THE PROBLEM >> Exact reproduction of the data is required, with images excluded.

━━━ EXTRACTED ENTRIES

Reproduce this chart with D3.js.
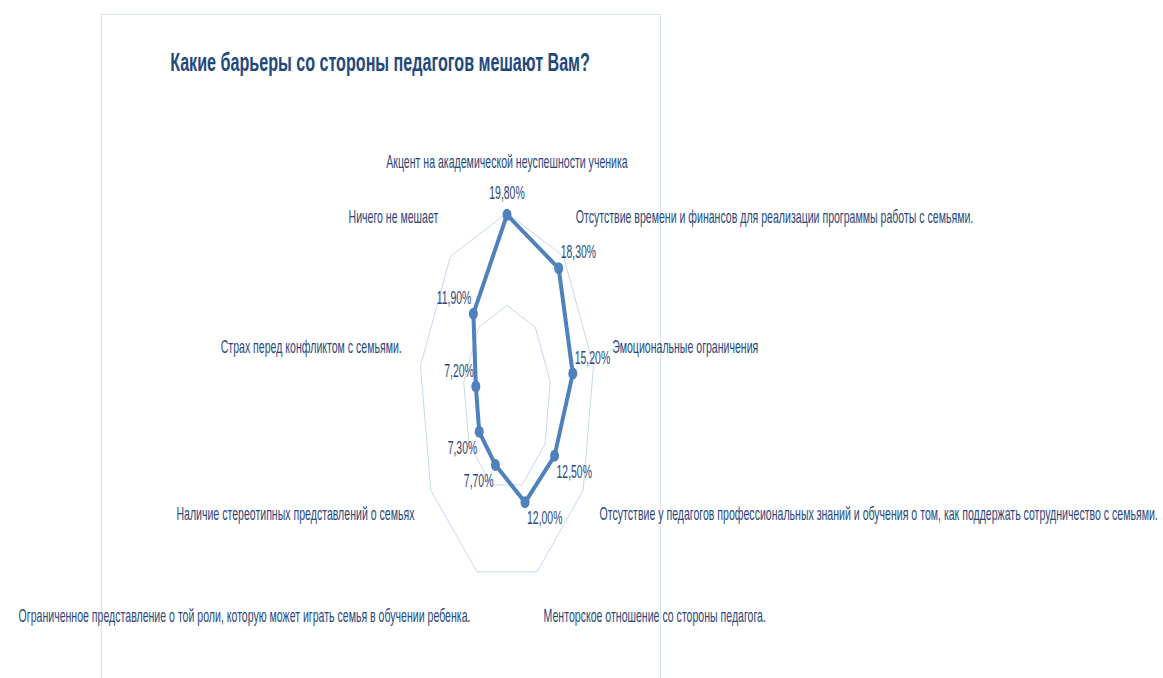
<!DOCTYPE html>
<html>
<head>
<meta charset="utf-8">
<script src="https://cdn.jsdelivr.net/npm/d3@7"></script>
<style>
  html, body { margin: 0; padding: 0; background: #fff; }
  svg { display: block; font-family: "Liberation Sans", Arial, sans-serif; }
</style>
</head>
<body>
<div id="vis"></div>
<script>
"use strict";
const [width, height] = [1163, 678];

const title = "Какие барьеры со стороны педагогов мешают Вам?";
const categories = [
  "Акцент на академической неуспешности ученика",
  "Отсутствие времени и финансов для реализации программы работы с семьями.",
  "Эмоциональные ограничения",
  "Отсутствие у педагогов профессиональных знаний и обучения о том, как поддержать сотрудничество с семьями.",
  "Менторское отношение со стороны педагога.",
  "Ограниченное представление о той роли, которую может играть семья в обучении ребенка.",
  "Наличие стереотипных представлений о семьях",
  "Страх перед конфликтом с семьями.",
  "Ничего не мешает"
];
const values = [19.8, 18.3, 15.2, 12.5, 12.0, 7.7, 7.3, 7.2, 11.9];
const gridLevels = [10, 20];

// the picture is squeezed sideways, so x gets its own factor
const cx = 507, cy = 398, sx = 0.475;
const n = categories.length;

const rScale = d3.scaleLinear().domain([0, 20]).range([0, 185]);
const aScale = d3.scaleLinear().domain([0, n]).range([0, 2 * Math.PI]);
const px = (i, r) => cx + sx * r * Math.sin(aScale(i));
const py = (i, r) => cy - r * Math.cos(aScale(i));
const fmt = v => d3.format(".2f")(v).replace(".", ",") + "%";

const svg = d3.select("#vis").append("svg")
  .attr("width", width).attr("height", height)
  .attr("viewBox", [0, 0, width, height]);

// chart area border
svg.append("rect")
  .attr("x", 101.5).attr("y", 14.5)
  .attr("width", 559).attr("height", 700)
  .attr("fill", "none").attr("stroke", "#d5e2f2").attr("stroke-width", 1);

function squeezedText(parent, x, y, txt, anchor, k) {
  return parent.append("g")
    .attr("transform", `translate(${x},${y}) scale(${k},1)`)
    .append("text")
      .attr("text-anchor", anchor)
      .attr("dominant-baseline", "central")
      .text(txt);
}

// title
squeezedText(svg, 380, 62, title, "middle", 0.645)
  .attr("font-size", 25).attr("font-weight", "bold").attr("fill", "#1f497d");

// grid rings
const ring = d3.line().curve(d3.curveLinearClosed);
svg.append("g").selectAll("path")
  .data(gridLevels)
  .join("path")
    .attr("d", lv => ring(d3.range(n).map(i => [px(i, rScale(lv)), py(i, rScale(lv))])))
    .attr("fill", "none")
    .attr("stroke", "#c6d9f0")
    .attr("stroke-width", 1);

// series
const pts = values.map((v, i) => [px(i, rScale(v)), py(i, rScale(v))]);
svg.append("path")
  .attr("d", ring(pts))
  .attr("fill", "none")
  .attr("stroke", "#4f81bd")
  .attr("stroke-width", 4)
  .attr("stroke-linejoin", "round");

svg.append("g").selectAll("ellipse")
  .data(pts)
  .join("ellipse")
    .attr("cx", d => d[0]).attr("cy", d => d[1])
    .attr("rx", 4.5).attr("ry", 6)
    .attr("fill", "#4f81bd");

// category labels
const catG = svg.append("g").attr("font-size", 18).attr("fill", "#2b477b");
categories.forEach((c, i) => {
  const s = Math.sin(aScale(i)), co = Math.cos(aScale(i));
  const anchor = Math.abs(s) < 0.1 ? "middle" : (s > 0 ? "start" : "end");
  const x = cx + sx * 225 * s;
  let y = cy - (co > 0 ? 236 : 232) * co;
  if (Math.abs(co) < 0.3) y -= 10;
  squeezedText(catG, x, y, c, anchor, 0.587);
});

// value labels
const valG = svg.append("g").attr("font-size", 18).attr("fill", "#2b477b");
values.forEach((v, i) => {
  const s = Math.sin(aScale(i)), co = Math.cos(aScale(i));
  const [x, y] = pts[i];
  let anchor = "middle", dx = 0, dy = -22;
  if (Math.abs(s) >= 0.1) {
    anchor = s > 0 ? "start" : "end";
    dx = s > 0 ? 2 : -2;
    dy = co > 0 ? -16 : 16;
  }
  squeezedText(valG, x + dx, y + dy, fmt(v), anchor, 0.58);
});
</script>
</body>
</html>
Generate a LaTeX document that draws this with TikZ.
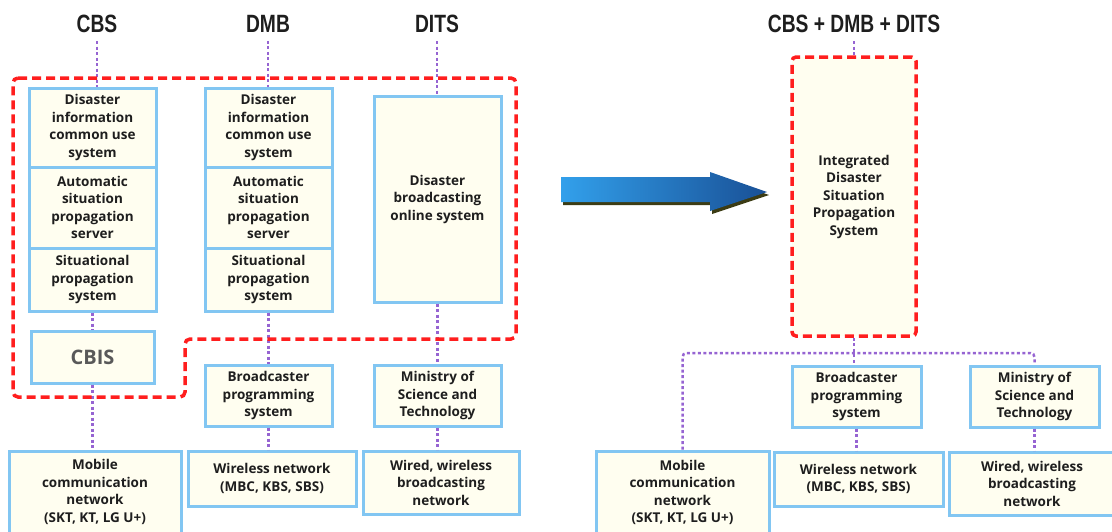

━━━━━━

EXERCISE RESULT >>
Reproduce this chart with D3.js.
<!DOCTYPE html>
<html>
<head>
<meta charset="utf-8">
<script src="https://cdn.jsdelivr.net/npm/d3@7"></script>
<style>
  html, body { margin: 0; padding: 0; background: #fff; }
  svg { display: block; font-family: "Liberation Sans", Arial, sans-serif; }
</style>
</head>
<body>
<div id="vis"></div>
<script>
"use strict";
const [width, height] = [1163, 678];

const title = "Какие барьеры со стороны педагогов мешают Вам?";
const categories = [
  "Акцент на академической неуспешности ученика",
  "Отсутствие времени и финансов для реализации программы работы с семьями.",
  "Эмоциональные ограничения",
  "Отсутствие у педагогов профессиональных знаний и обучения о том, как поддержать сотрудничество с семьями.",
  "Менторское отношение со стороны педагога.",
  "Ограниченное представление о той роли, которую может играть семья в обучении ребенка.",
  "Наличие стереотипных представлений о семьях",
  "Страх перед конфликтом с семьями.",
  "Ничего не мешает"
];
const values = [19.8, 18.3, 15.2, 12.5, 12.0, 7.7, 7.3, 7.2, 11.9];
const gridLevels = [10, 20];

// the picture is squeezed sideways, so x gets its own factor
const cx = 507, cy = 398, sx = 0.475;
const n = categories.length;

const rScale = d3.scaleLinear().domain([0, 20]).range([0, 185]);
const aScale = d3.scaleLinear().domain([0, n]).range([0, 2 * Math.PI]);
const px = (i, r) => cx + sx * r * Math.sin(aScale(i));
const py = (i, r) => cy - r * Math.cos(aScale(i));
const fmt = v => d3.format(".2f")(v).replace(".", ",") + "%";

const svg = d3.select("#vis").append("svg")
  .attr("width", width).attr("height", height)
  .attr("viewBox", [0, 0, width, height]);

// chart area border
svg.append("rect")
  .attr("x", 101.5).attr("y", 14.5)
  .attr("width", 559).attr("height", 700)
  .attr("fill", "none").attr("stroke", "#d5e2f2").attr("stroke-width", 1);

function squeezedText(parent, x, y, txt, anchor, k) {
  return parent.append("g")
    .attr("transform", `translate(${x},${y}) scale(${k},1)`)
    .append("text")
      .attr("text-anchor", anchor)
      .attr("dominant-baseline", "central")
      .text(txt);
}

// title
squeezedText(svg, 380, 62, title, "middle", 0.645)
  .attr("font-size", 25).attr("font-weight", "bold").attr("fill", "#1f497d");

// grid rings
const ring = d3.line().curve(d3.curveLinearClosed);
svg.append("g").selectAll("path")
  .data(gridLevels)
  .join("path")
    .attr("d", lv => ring(d3.range(n).map(i => [px(i, rScale(lv)), py(i, rScale(lv))])))
    .attr("fill", "none")
    .attr("stroke", "#c6d9f0")
    .attr("stroke-width", 1);

// series
const pts = values.map((v, i) => [px(i, rScale(v)), py(i, rScale(v))]);
svg.append("path")
  .attr("d", ring(pts))
  .attr("fill", "none")
  .attr("stroke", "#4f81bd")
  .attr("stroke-width", 4)
  .attr("stroke-linejoin", "round");

svg.append("g").selectAll("ellipse")
  .data(pts)
  .join("ellipse")
    .attr("cx", d => d[0]).attr("cy", d => d[1])
    .attr("rx", 4.5).attr("ry", 6)
    .attr("fill", "#4f81bd");

// category labels
const catG = svg.append("g").attr("font-size", 18).attr("fill", "#2b477b");
categories.forEach((c, i) => {
  const s = Math.sin(aScale(i)), co = Math.cos(aScale(i));
  const anchor = Math.abs(s) < 0.1 ? "middle" : (s > 0 ? "start" : "end");
  const x = cx + sx * 225 * s;
  let y = cy - (co > 0 ? 236 : 232) * co;
  if (Math.abs(co) < 0.3) y -= 10;
  squeezedText(catG, x, y, c, anchor, 0.587);
});

// value labels
const valG = svg.append("g").attr("font-size", 18).attr("fill", "#2b477b");
values.forEach((v, i) => {
  const s = Math.sin(aScale(i)), co = Math.cos(aScale(i));
  const [x, y] = pts[i];
  let anchor = "middle", dx = 0, dy = -22;
  if (Math.abs(s) >= 0.1) {
    anchor = s > 0 ? "start" : "end";
    dx = s > 0 ? 2 : -2;
    dy = co > 0 ? -16 : 16;
  }
  squeezedText(valG, x + dx, y + dy, fmt(v), anchor, 0.58);
});
</script>
</body>
</html>
Generate a LaTeX document that draws this with TikZ.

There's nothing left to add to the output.